I never had the flaming stone, but I am interested and will grab one when I get a chance.
As for my personal tasting notes the austrian granit beer definately had a smoky, caramel flavor. Is it a novelty, maybe. I like brewing history, and I would guess alot of other brewers do as well. Traditional methods like decotion mashes are still practiced, archeologists scrape beer stone off of clay vessels, and cultivate yeast from prehistoric amber - so yeah I guess there is an audience for this sort of beer geekdom. The end result should be good beer, regardless of the method.
It's going to be interesting to make beer like it's 900AD. As soon as the project is done I'll write a how to article.

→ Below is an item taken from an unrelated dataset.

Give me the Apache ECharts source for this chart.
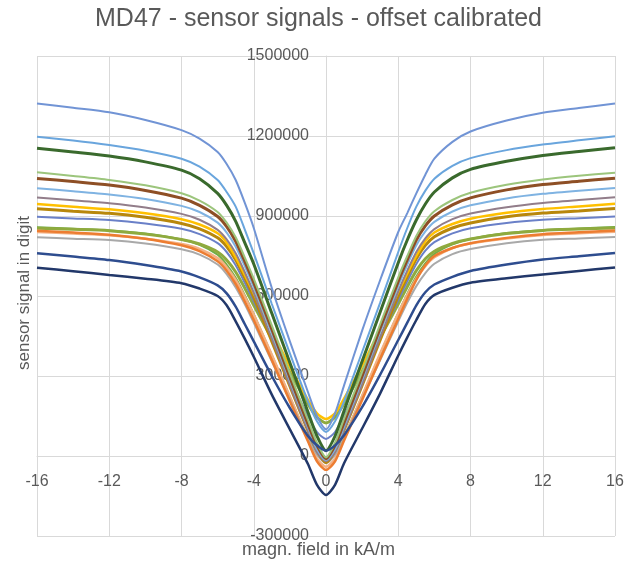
<!DOCTYPE html>
<html>
<head>
<meta charset="utf-8">
<script src="https://cdn.jsdelivr.net/npm/echarts@6/dist/echarts.min.js"></script>
<style>
html,body{margin:0;padding:0;background:#fff;}
#chart{width:637px;height:567px;}
</style>
</head>
<body>
<div id="chart"></div>
<script>
// magnetic field positions (kA/m)
var fieldX = [-16,-14,-12,-10,-8,-7,-6,-5.5,-5,-4.5,-4,-3,-2,-1,-0.5,0,0.5,1,2,3,4,4.5,5,5.5,6,7,8,10,12,14,16];

// sensor signals (digit), one array per sensor
var sTopBlue = [1322000,1306000,1289000,1260000,1222000,1190000,1140000,1095000,1035000,950000,855000,630000,430000,240000,150000,100000,160000,265000,470000,660000,840000,911000,985000,1055000,1115000,1178000,1217000,1258000,1287000,1305000,1322000];
var sLightBlue1 = [1197000,1183000,1166000,1145000,1115000,1085000,1035000,990000,935000,850000,760000,570000,385000,205000,130000,90000,130000,205000,390000,575000,765000,855000,935000,995000,1040000,1088000,1117000,1147000,1168000,1184000,1199000];
var sDarkGreen = [1154000,1140000,1125000,1103000,1072000,1040000,985000,940000,880000,800000,720000,535000,350000,165000,75000,20000,75000,170000,355000,540000,725000,810000,885000,945000,990000,1043000,1075000,1105000,1127000,1142000,1156000];
var sLightGreen = [1064000,1050000,1035000,1015000,985000,958000,915000,875000,820000,745000,665000,490000,310000,135000,50000,-5000,50000,140000,315000,495000,670000,750000,825000,880000,918000,960000,987000,1017000,1037000,1051000,1062000];
var sBrown = [1041000,1029000,1016000,996000,967000,940000,898000,860000,805000,730000,650000,475000,295000,120000,40000,-10000,40000,125000,300000,480000,655000,735000,810000,863000,900000,942000,968000,998000,1018000,1030000,1042000];
var sLightBlue2 = [1004000,993000,981000,964000,938000,915000,875000,838000,785000,712000,632000,460000,282000,108000,25000,-15000,25000,110000,285000,465000,637000,717000,790000,842000,878000,917000,940000,966000,983000,995000,1005000];
var sMauve = [969000,959000,948000,932000,908000,886000,848000,812000,760000,690000,612000,440000,265000,95000,15000,-20000,15000,98000,268000,445000,617000,695000,765000,816000,851000,888000,909000,933000,949000,960000,970000];
var sYellow = [945000,935000,925000,910000,888000,868000,835000,800000,745000,680000,610000,470000,335000,210000,160000,139000,160000,215000,340000,475000,615000,685000,750000,805000,838000,870000,890000,912000,926000,936000,946000];
var sGold = [927000,918000,910000,895000,872000,852000,818000,785000,735000,668000,595000,430000,262000,95000,20000,-25000,20000,98000,265000,435000,600000,673000,740000,790000,822000,855000,874000,897000,911000,919000,928000];
var sBlue = [897000,891000,885000,872000,852000,832000,798000,765000,715000,650000,580000,435000,290000,150000,90000,64000,90000,152000,293000,440000,585000,655000,720000,770000,802000,835000,854000,874000,886000,892000,898000];
var sOlive = [854000,850000,845000,832000,812000,795000,765000,735000,690000,630000,565000,440000,315000,195000,145000,124000,145000,197000,318000,445000,570000,635000,695000,740000,768000,797000,814000,834000,846000,851000,855000];
var sOrange = [845000,838000,830000,815000,790000,768000,730000,695000,645000,580000,510000,360000,205000,55000,-20000,-52000,-20000,58000,210000,365000,515000,590000,660000,715000,750000,780000,798000,818000,832000,839000,846000];
var sGray = [820000,815000,810000,797000,775000,755000,718000,682000,632000,570000,500000,355000,210000,65000,5000,-26000,5000,68000,213000,360000,505000,575000,637000,686000,721000,757000,776000,798000,811000,816000,821000];
var sGreen = [858000,852000,846000,834000,812000,792000,755000,718000,668000,603000,532000,378000,222000,70000,15000,-5000,15000,72000,225000,382000,537000,608000,673000,722000,758000,794000,814000,836000,847000,853000,859000];
var sLightOrange = [840000,834000,828000,815000,795000,777000,742000,708000,660000,598000,530000,380000,222000,65000,-10000,-40000,-10000,68000,225000,385000,535000,603000,665000,712000,745000,780000,797000,816000,829000,835000,841000];
var sNavy = [760000,748000,735000,716000,692000,670000,640000,610000,560000,495000,430000,300000,180000,75000,40000,20000,40000,78000,183000,305000,435000,500000,565000,614000,643000,672000,694000,718000,737000,749000,761000];
var sDarkNavy = [706000,693000,679000,665000,648000,628000,600000,565000,505000,440000,372000,230000,100000,-30000,-108000,-146000,-108000,-27000,103000,235000,377000,445000,510000,570000,604000,631000,650000,667000,681000,694000,707000];

// axis ticks
var xTicks = {min:-16, max:16, step:4};
var yTicks = {min:-300000, max:1500000, step:300000};

var seriesDefs = [
  {name:'S16', data:sGreen, color:'#70AD47', w:2},
  {name:'S17', data:sLightOrange, color:'#F4B183', w:2.5},
  {name:'S13', data:sGray, color:'#A9A9A9', w:2},
  {name:'S11', data:sOlive, color:'#8FAA3E', w:3},
  {name:'S12', data:sOrange, color:'#ED7D31', w:2.5},
  {name:'S10', data:sBlue, color:'#6A80C8', w:2},
  {name:'S9', data:sGold, color:'#B8870B', w:3},
  {name:'S8', data:sYellow, color:'#FFC000', w:2.5},
  {name:'S7', data:sMauve, color:'#927D8A', w:2},
  {name:'S6', data:sLightBlue2, color:'#7FB3E2', w:2},
  {name:'S5', data:sBrown, color:'#8E4F25', w:3},
  {name:'S4', data:sLightGreen, color:'#9CC57C', w:2},
  {name:'S3', data:sDarkGreen, color:'#3A6A2D', w:3},
  {name:'S2', data:sLightBlue1, color:'#69A5DD', w:2},
  {name:'S1', data:sTopBlue, color:'#7194D5', w:2},
  {name:'S14', data:sNavy, color:'#2E4D8F', w:2.5},
  {name:'S15', data:sDarkNavy, color:'#22386A', w:2.5}
];

var series = seriesDefs.map(function(d){
  return {
    name:d.name, type:'line', showSymbol:false, symbol:'none', smooth:0.25,
    lineStyle:{color:d.color, width:d.w}, itemStyle:{color:d.color},
    data: fieldX.map(function(x,i){ return [x, d.data[i]]; })
  };
});

var FONT = 'Liberation Sans';
var plain = function(v){ return String(v); };
// plot box (layout)
var G = {left:37, right:22, top:56, bottom:31, w:637, h:567};
var plotW = G.w - G.left - G.right, plotH = G.h - G.top - G.bottom;
// shift axes so they cross at the origin
var yAxisShift = -plotW * (0 - xTicks.min) / (xTicks.max - xTicks.min);
var xAxisShift = -plotH * (0 - yTicks.min) / (yTicks.max - yTicks.min);

var chart = echarts.init(document.getElementById('chart'), null, {renderer:'canvas'});
chart.setOption({
  animation:false,
  backgroundColor:'#ffffff',
  title:{text:'MD47 - sensor signals - offset calibrated', left:'center', top:2,
    textStyle:{fontFamily:FONT, fontSize:25, fontWeight:'normal', color:'#595959'}},
  grid:{left:G.left, right:G.right, top:G.top, bottom:G.bottom, containLabel:false, outerBoundsMode:'none'},
  xAxis:{type:'value', min:xTicks.min, max:xTicks.max, interval:xTicks.step,
    position:'bottom', offset:xAxisShift,
    axisLine:{show:true, onZero:false, lineStyle:{color:'#d9d9d9', width:1}},
    axisTick:{show:false},
    axisLabel:{fontFamily:FONT, fontSize:16, color:'#595959', margin:18, formatter:plain},
    splitLine:{show:true, lineStyle:{color:'#d9d9d9', width:1}}},
  yAxis:{type:'value', min:yTicks.min, max:yTicks.max, interval:yTicks.step,
    position:'left', offset:yAxisShift,
    axisLine:{show:true, onZero:false, lineStyle:{color:'#d9d9d9', width:1}},
    axisTick:{show:false},
    axisLabel:{fontFamily:FONT, fontSize:16, color:'#595959', margin:17, formatter:plain},
    splitLine:{show:true, lineStyle:{color:'#d9d9d9', width:1}}},
  graphic:[
    {type:'text', left:'center', top:541, style:{text:'magn. field in kA/m', fontFamily:FONT, fontSize:18, fill:'#595959'}},
    {type:'text', x:24, y:293, rotation:Math.PI/2, style:{text:'sensor signal in digit', fontFamily:FONT, fontSize:17, fill:'#595959', align:'center', verticalAlign:'middle'}}
  ],
  series:series
});
</script>
</body>
</html>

Look forward to the article. Chuck Skypeck at Ghost River Brewery in Memphis (they also make Bosco's beer) makes Boscos Famous Flaming Stone Beer. (2005 Great American Beer Festival Silver Medal Winner)
North America's “Original Steinbier.” Brewed using a traditional German technique, stones heated in our wood fired ovens are lowered into the beer during the brewing process, giving the beer its unique caramel character. Awarded “Three Stars” by Michael Jackson, the world’s leading beer writer. Great with salads and lightly flavored dishes.
O.G. 1048 I.B.U. 16
cool, that would save a lot of time. when you are mini mashing, what % of your gravity do you want to get from your malt, as much as possible?